In het Brussels Hoofdstedelijk Gewest omvat elke politiezone meerdere Brusselse gemeenten:
• politiezone 5339 : Brussel-Stad en Elsene
• politiezone 5344 : Schaarbeek, Sint-Joost-ten-Node en Evere
• politiezone 5343 : Etterbeek, Sint-Pieters-Woluwe en Sint-Lambrechts-Woluwe
• politiezone 5341 : Anderlecht, Sint-Gillis en Vorst
• politiezone 5340 : Sint-Jans-Molenbeek, Koekelberg, Jette, Ganshoren en Sint-Agatha-Berchem
• politiezone 5342 : Ukkel, Watermaal-Bosvoorde en Oudergem
In deze meergemeente-zones worden de bevoegdheden van de gemeenteraad inzake organisatie en beheer van het lokale politiekorps uitgeoefend door de politieraad.
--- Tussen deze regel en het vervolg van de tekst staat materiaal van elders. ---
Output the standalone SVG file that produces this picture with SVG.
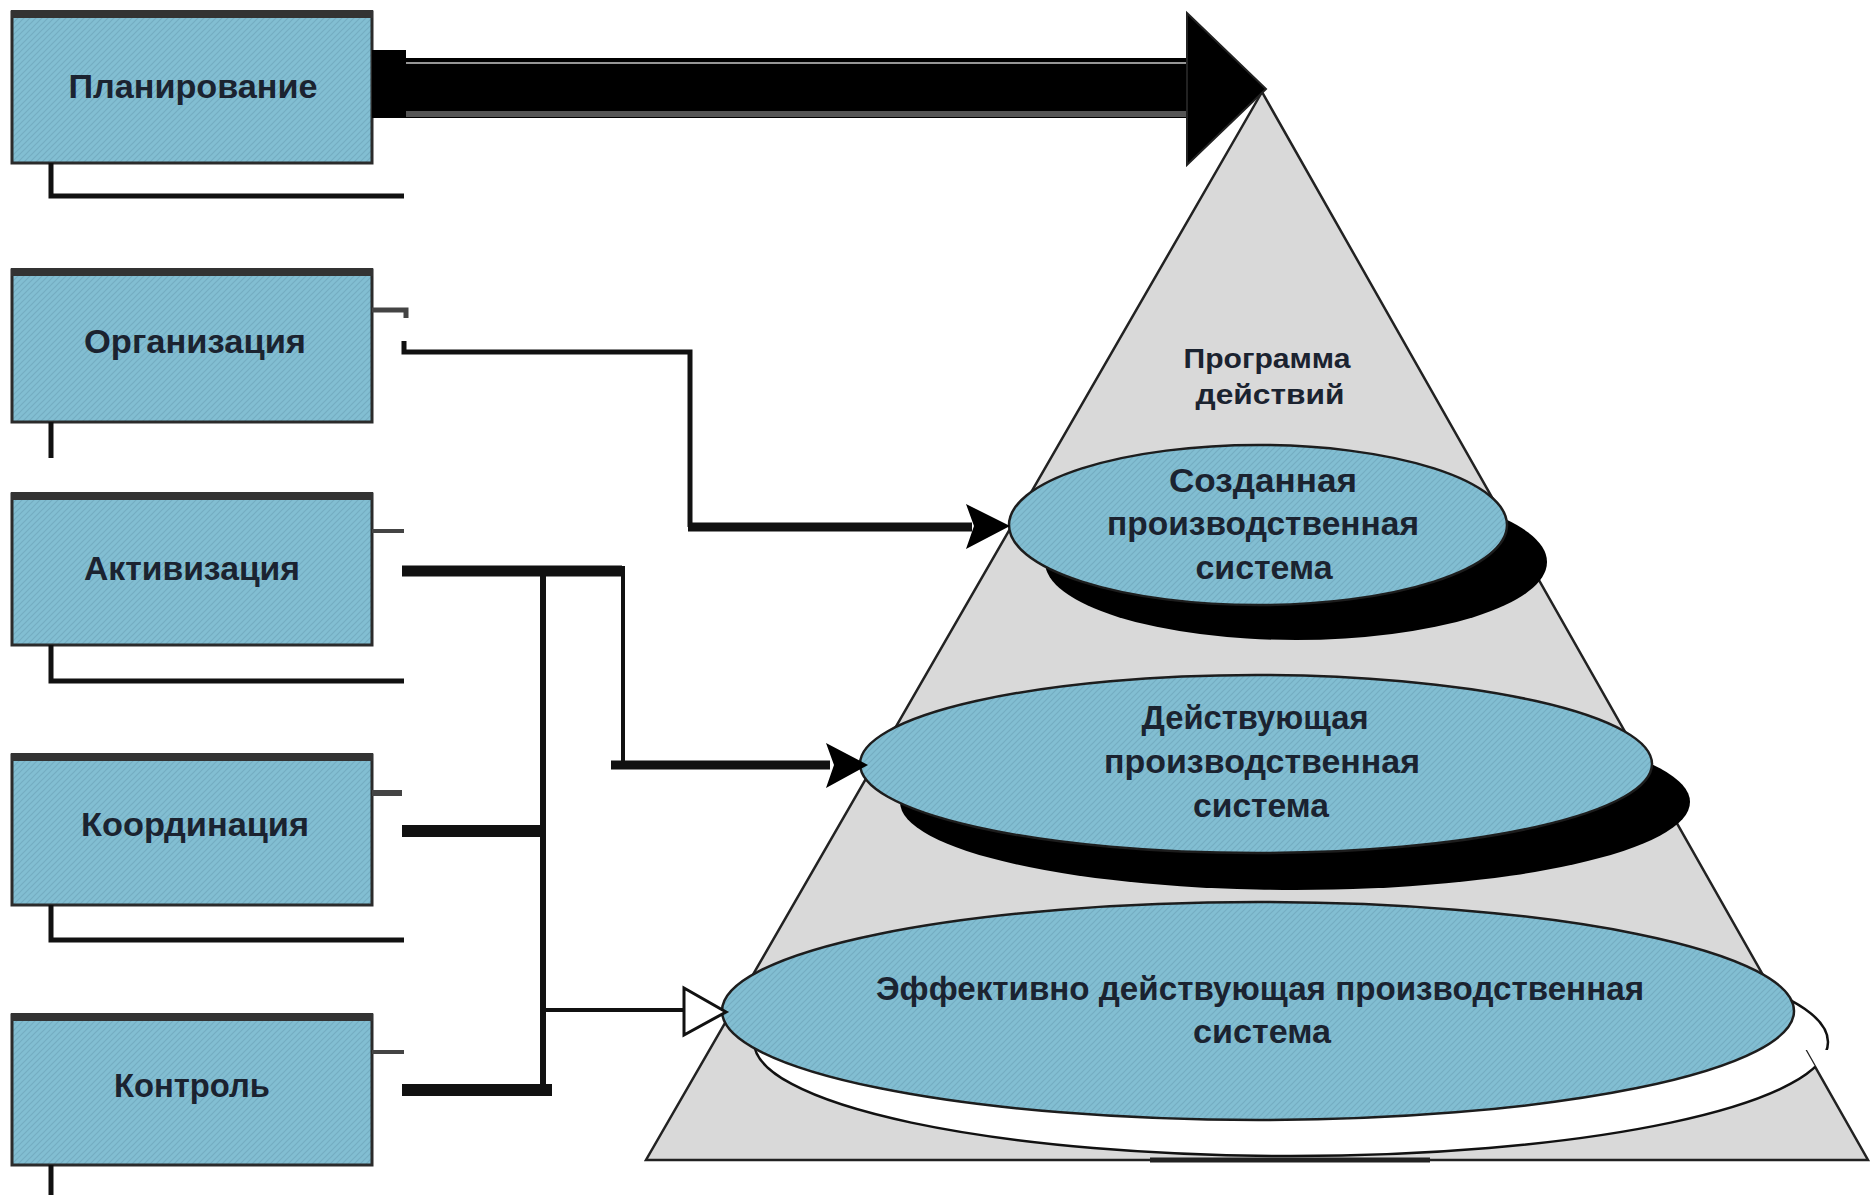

De lokale politie wordt zó georganiseerd dat ze over een of meerdere politiekantoren beschikt in elke gemeente van de zone. In deze zones worden de respectievelijke bevoegdheden van het college van burgemeester en schepenen en van de burgemeester inzake organisatie en beheer van het lokale politiekorps uitgeoefend door het politiecollege.
De politieraad telt 13 à 25 leden, proportioneel samengesteld uit gemeenteraadsleden van de verschillende gemeenten die samen de meergemeente-zone vormen, op basis van hun respectieve bevolkingscijfers. De burgemeesters van de gemeenten die deel uitmaken van de meergemeente-zone zijn volwaardige leden van de politieraad. De andere leden van de politieraad zijn gemeenteraadsleden die worden aangewezen door de gemeenteraad van de gemeente waar ze raadslid zijn. De politieraden van de zones uit het administratief arrondissement Brussel-Hoofdstad moeten minstens het volgende aantal leden uit de Nederlandse taalgroep tellen:
• twee voor de zone Ukkel, Oudergem en Watermaal-Bosvoorde;
• vier voor de zone Anderlecht, Vorst en Sint-Gillis;
• drie voor de zone Sint-Jans-Molenbeek, Sint-Agatha-Berchem, Ganshoren, Jette en Koekelberg;
• vier voor de zone Brussel en Elsene;
• vier voor de zone Schaarbeek, Sint-Joost-ten-Node en Evere;
• twee voor de zone Etterbeek, Sint-Lambrechts-Woluwe en Sint-Pieters-Woluwe.
Het politiecollege is samengesteld uit de burgemeesters van alle gemeenten uit een meergemeente-zone.
In elke politiezone wordt een zonale veiligheidsraad opgericht waarbinnen systematisch overleg plaatsvindt tussen de burgemeesters, de procureur des Konings, de korpschef van de lokale politie en de bestuurlijke directeur-coördinator van de federale politie of zijn/haar afgevaardigde. De zonale veiligheidsraad kan experts uitnodigen om deel te nemen aan de vergaderingen. De opdrachten van de zonale veiligheidsraad zijn de volgende:
1. het bespreken en de voorbereiding van het zonaal veiligheidsplan;
2. het bevorderen van de optimale coördinatie van de uitvoering van de opdrachten van bestuurlijke en gerechtelijke politie;
3. het evalueren van de uitvoering van het zonaal veiligheidsplan.
Elk lokaal politiekorps staat onder leiding van een korpschef. Hij/zij is verantwoordelijk voor de uitvoering van het plaatselijke politiebeleid, en meer in het bijzonder voor de uitvoering van het zonale veiligheidsplan. Hij/zij staat in voor de leiding, de organisatie en de taakverdeling binnen het lokale politiekorps en voor de uitvoering van het beheer ervan. Hiertoe kunnen de burgemeester of het politiecollege hem/haar bepaalde bevoegdheden delegeren.
Bij de uitoefening van deze functie is de korpschef verantwoordelijk voor de uitvoering door het politiekorps van de lokale opdrachten, de richtlijnen m.b.t. opdrachten van federale aard en vorderingen, evenals voor de toepassing van de wettelijk vastgestelde normen.